When I start getting depressed, what do i think about but eating? There's a Steak and Shake in the same parking lot as Wal-Mart. It would be so easy to head over there and gulp down a cookies and creme shake with an extra cherry. Holy fuck, I could practically feel the grittiness of the ice cream rolling around in my mouth. I wanted it so fucking bad.
But I maintained. I put my head down, and made sure not to look in the direction of the steak and shake, lest the bitch tempt me more, and I made a bee line for my car and took the back way out, to make sure I avoid Steak and Shake, Wendy's, Taco Bell and further up the road Burger King and White Castle. It would have been so easy to just take down that fucking shake, but no, fuck that. If I had done that I would have just been even more fucking depressed and I would have wanted to eat even more. Fuck that. I maintained.

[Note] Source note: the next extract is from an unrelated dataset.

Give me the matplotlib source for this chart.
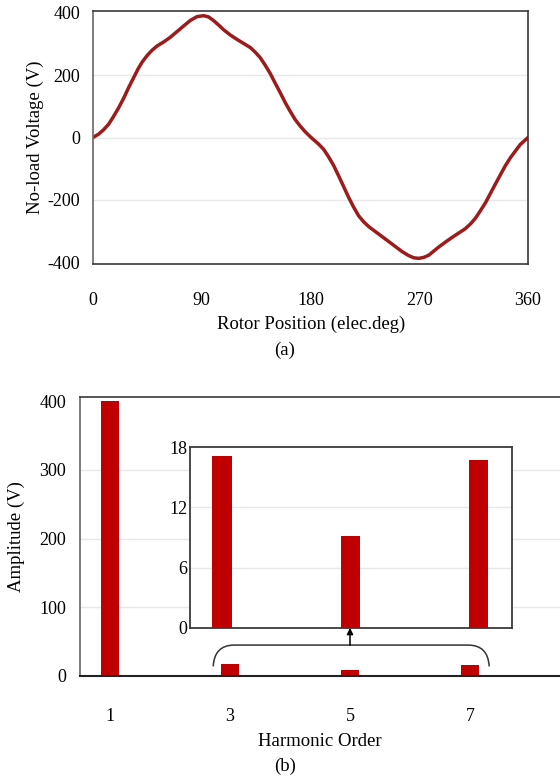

I was kind of proud of myself. But I was also a little depressed that I think about food like that. Like its something that I can't have or can't control. I don't think its a matter of denying myself something I desire, or I don't think it should be at least. I think it should be a matter of eliminating the desire in the first place, or wherever that desire comes from. Which is a whole other ballgame.